How to prove $\forall \epsilon\in \Bbb{R^+},\exists \delta\in\Bbb{R^+},\forall x\in\Bbb{R^+}, \forall y\in\Bbb{R^+}, |x-y|\le \delta\lor |x^2-y^2|\gt \epsilon$.
My try:
Pick $\delta=\frac{\epsilon}{|x+y|}$. Then either $|x^2-y^2|\gt \epsilon$ or $|x^2-y^2|\le \epsilon$.
Case $1$:$|x^2-y^2|\gt \epsilon$. Then there's nothing to say about it.
Case $2$: $|x^2-y^2|\le \epsilon$. Then $|x+y||x-y|\le \epsilon$. Then $|x-y|\le \frac{\epsilon}{|x+y|}=\delta$
I felt at least part of my proof is wrong. Could someone point out?
The basic problem with your proof is that you are picking a $\delta$ that depends not just on $\epsilon$ but on $x$ and $y$ as well. In other words, you have tacitly changed the order of quantifiers from $\forall \epsilon\exists \delta\forall x\forall y$ to $\forall \epsilon\forall x\forall y\exists \delta$. What you're asked to show is that for a given $e$ there is a $\delta$, depending only on $\epsilon$, for which the given inequalities hold for all $x$ and $y$.

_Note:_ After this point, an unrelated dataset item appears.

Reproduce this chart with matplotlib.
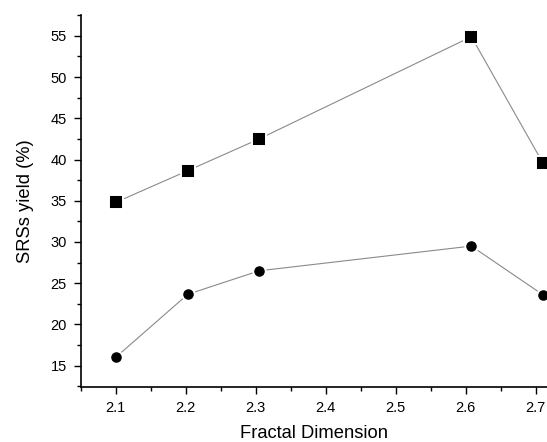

As for a correct proof, note that the equivalence of $P\lor Q$ and $\lnot P\implies Q$ means you can rewrite the conditions $|x-y|\le\delta\lor|x^2-y^2|\lt\epsilon$ as $|x-y|\gt\delta\implies|x^2-y^2|\gt\epsilon$. At this point, it's important to remember that $x$ and $y$ are stipulated to be positive real numbers. This means that $|x-y|\gt\delta$ implies $x\gt\delta$, which in turn implies $|x+y|=x+y\gt\delta$, and this means that $|x^2+y^2|=|x-y||x+y|\gt\delta^2$. Thus it suffices to let $\delta=\sqrt\epsilon$ in order for everything to work out.